Just like Japanese grass eels forget what humans look like and change their behavior, so is our own behavior subject to the external environmental pressures imposed upon us by this global pandemic.
Every threat that tries us triggers adaptation responses in our thinking and forces us to change our behavior. Zoonotic viruses, for example, could be stopped from attacking us if we stopped the trade in wild animals. It will have an impact on our social life and its structure in ways that, right now, are hard to foresee.
In adapting to a threat of this magnitude, we need to take into account the possibility of its recurrence which means that even consumer behavior (which is actually driven by consumer sentiment) will change. Kelly McConigal talks about how by changing our perception we can change the way we see our reality and deal with stress-inducing situations differently.
Adapting to the threat posed by the covid-19 virus means we will be forced to re-examine some of our ideas and values. We shall have to internalize it, making it part of our narrative in ways that will reflect our identity curation efforts.
Values determine effort which determines attention. Attention changes what’s important to us which then changes what we choose to give priority to. What we give priority to determines the directions we choose to take first which then create our actions. We shall have to better understand, articulate and stick to our own prime directives. Our own operating systems, in order to make better sense of the world.
Cities themselves; the fabric and structures of our communal societal ideas will have to change. Evidently this isn’t new. Disease, in the past, has always shaped them by threatening our survival. Travel will be affected. Digital marketing will change through greater adoption of virtual and augmented reality options which, until now, had seemed to be expensive options.
The new reality will not just be porous.
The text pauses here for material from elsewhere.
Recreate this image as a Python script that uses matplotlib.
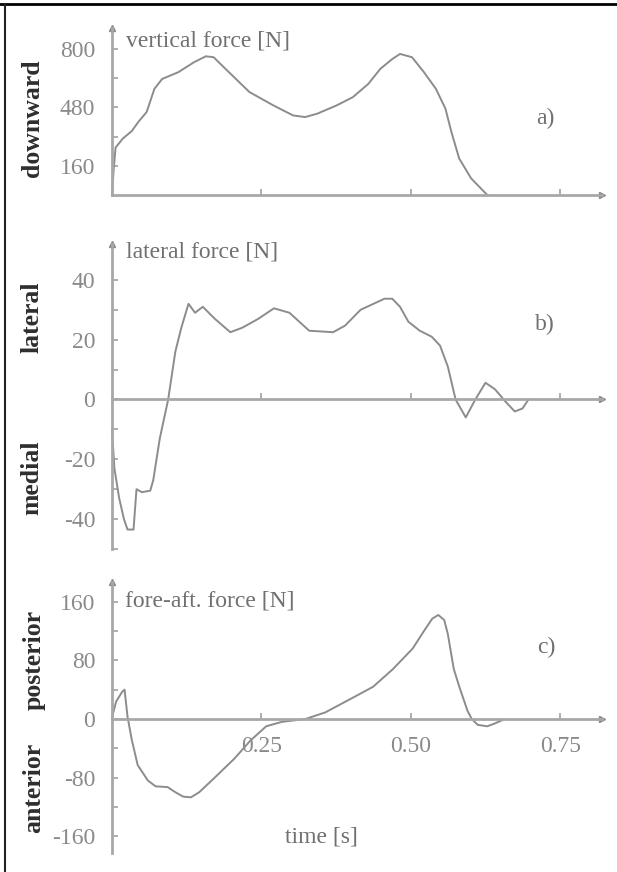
import numpy as np
import matplotlib
matplotlib.use('Agg')
import matplotlib.pyplot as plt
from matplotlib.lines import Line2D

# panel a) vertical force [N]
t_a = [0, 0.003, 0.006, 0.018, 0.033, 0.044, 0.058, 0.071, 0.084, 0.111, 0.137,
       0.157, 0.170, 0.19, 0.23, 0.27, 0.303, 0.323, 0.343, 0.376, 0.403, 0.429,
       0.449, 0.469, 0.482, 0.502, 0.522, 0.542, 0.558, 0.568, 0.581, 0.601, 0.628]
f_a = [0, 150, 260, 309, 350, 400, 455, 582, 636, 673, 727,
       760, 755, 691, 564, 491, 436, 427, 445, 491, 536, 609,
       691, 745, 773, 755, 673, 582, 473, 345, 200, 91, 0]

# panel b) lateral force [N]
t_b = [0, 0.004, 0.012, 0.02, 0.026, 0.036, 0.041, 0.05, 0.064, 0.069, 0.08, 0.094,
       0.106, 0.116, 0.128, 0.139, 0.152, 0.172, 0.198, 0.218, 0.245, 0.271, 0.297,
       0.33, 0.37, 0.39, 0.416, 0.456, 0.469, 0.482, 0.496, 0.515, 0.535, 0.549,
       0.562, 0.575, 0.592, 0.608, 0.625, 0.641, 0.658, 0.674, 0.687, 0.697]
f_b = [-10, -23, -33, -40, -43.5, -43.5, -30, -31, -30.5, -27, -13, 0,
       16, 24, 32, 29, 31, 27, 22.5, 24, 27, 30.5, 29,
       23, 22.5, 24.7, 30, 33.7, 33.7, 31, 26, 23, 21, 18,
       11, 0, -6, 0, 5.6, 3.4, -0.6, -4, -3, 0]

# panel c) fore-aft force [N]
t_c = [0, 0.007, 0.017, 0.021, 0.026, 0.033, 0.043, 0.06, 0.073, 0.093, 0.106,
       0.119, 0.132, 0.146, 0.172, 0.205, 0.231, 0.258, 0.284, 0.324, 0.357,
       0.403, 0.437, 0.47, 0.503, 0.522, 0.536, 0.546, 0.556, 0.562, 0.572,
       0.582, 0.595, 0.602, 0.612, 0.628, 0.641, 0.655]
f_c = [2, 24, 37, 40, 3, -28, -63, -84, -92, -93, -100,
       -106, -107, -100, -80, -54, -30, -10, -4, 0, 9,
       29, 44, 68, 96, 120, 137, 142, 135, 116, 68,
       42, 11, 0, -8, -10, -6, -1]

yticks_a = [160, 320, 480, 640, 800]
ylabels_a = ['160', '', '480', '', '800']
yticks_b = [-50, -40, -30, -20, -10, 0, 10, 20, 30, 40]
ylabels_b = ['', '-40', '', '-20', '', '0', '', '20', '', '40']
yticks_c = [-160, -120, -80, -40, 0, 40, 80, 120, 160]
ylabels_c = ['-160', '', '-80', '', '0', '', '80', '', '160']
xticks = [0.25, 0.50, 0.75]
xlabels = ['0.25', '0.50', '0.75']

W, H = 617, 872
plt.rcParams['font.family'] = ['Liberation Serif', 'DejaVu Serif']
AXC = '#a8a8a8'
LNC = '#8c8c8c'
TXC = '#8a8a8a'
LBC = '#2e2e2e'

fig = plt.figure(figsize=(W / 100, H / 100), dpi=100)


def px_axes(left, top, right, bottom):
    return fig.add_axes([left / W, 1 - bottom / H, (right - left) / W, (bottom - top) / H])


def ftext(x, y, s, **kw):
    fig.text(x / W, 1 - y / H, s, **kw)


def style(ax, ylim, yt, yl, show_x):
    ax.set_xlim(0, 0.82)
    ax.set_ylim(*ylim)
    for s in ['top', 'right']:
        ax.spines[s].set_visible(False)
    ax.spines['bottom'].set_position(('data', 0))
    for s in ['left', 'bottom']:
        ax.spines[s].set_color(AXC)
        ax.spines[s].set_linewidth(2.0)
    ax.set_yticks(yt)
    ax.set_yticklabels(yl)
    ax.set_xticks(xticks)
    ax.set_xticklabels(xlabels if show_x else [''] * 3)
    ax.tick_params(axis='both', direction='in', length=4, width=1.3, color=AXC,
                   labelcolor=TXC, labelsize=17)
    ax.tick_params(axis='y', pad=12)
    ax.tick_params(axis='x', pad=12)
    ax.patch.set_alpha(0)
    # arrow heads
    ax.plot([0], [1], marker='^', ms=5, color='#888888', transform=ax.transAxes, clip_on=False)
    ax.plot([1], [0], marker='>', ms=5, color='#888888',
            transform=ax.get_yaxis_transform(), clip_on=False)


ax_a = px_axes(112, 28, 602, 195)
ax_a.plot(t_a, f_a, color=LNC, lw=1.4, clip_on=False)
style(ax_a, (0, 915), yticks_a, ylabels_a, False)

ax_b = px_axes(112, 244, 602, 549)
ax_b.plot(t_b, f_b, color=LNC, lw=1.4, clip_on=False)
style(ax_b, (-49, 52), yticks_b, ylabels_b, False)

ax_c = px_axes(112, 582, 602, 853)
ax_c.plot(t_c, f_c, color=LNC, lw=1.4, clip_on=False)
style(ax_c, (-183, 187), yticks_c, ylabels_c, True)

# titles
tkw = dict(color='#707070', fontsize=17, ha='left', va='center')
ftext(126, 41, 'vertical force [N]', **tkw)
ftext(126, 252, 'lateral force [N]', **tkw)
ftext(125, 601, 'fore-aft. force [N]', **tkw)

# panel letters
pkw = dict(color='#707070', fontsize=17, ha='center', va='center')
ftext(545, 118, 'a)', **pkw)
ftext(545, 324, 'b)', **pkw)
ftext(546, 647, 'c)', **pkw)

# side labels
lkw = dict(color=LBC, fontsize=18.5, fontweight='bold', rotation=90, ha='center', va='center')
ftext(32, 118, 'downward', **lkw)
ftext(32, 317, 'lateral', **lkw)
ftext(32, 478, 'medial', **lkw)
ftext(34, 660, 'posterior', **lkw)
ftext(34, 788, 'anterior', **lkw)

ftext(321, 837, 'time [s]', color='#707070', fontsize=17, ha='center', va='center')

# frame lines
fig.add_artist(Line2D([0, 1], [1 - 4 / H, 1 - 4 / H], color='black', lw=2, transform=fig.transFigure))
fig.add_artist(Line2D([5 / W, 5 / W], [0, 1 - 4 / H], color='#222222', lw=1.5, transform=fig.transFigure))

fig.savefig('out.png', dpi=100)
It will be fully integrated into digital, remote tools because remoteness will be our new norm.
Living in the new world that will slowly emerge from this pandemic will take time, patience and perseverance. It will be challenging, rewarding, thrilling and frustrating in equal measures. At the same time it will usher change the likes of which we’ve never seen and ask us to be more resilient than ever before.
It takes a village to raise a child. In truth it will take all of us to help out each other here.
I know that you’ve got coffee. And have lots of sweets. All that remains then is for me to say, have an awesome Sunday, wherever you are.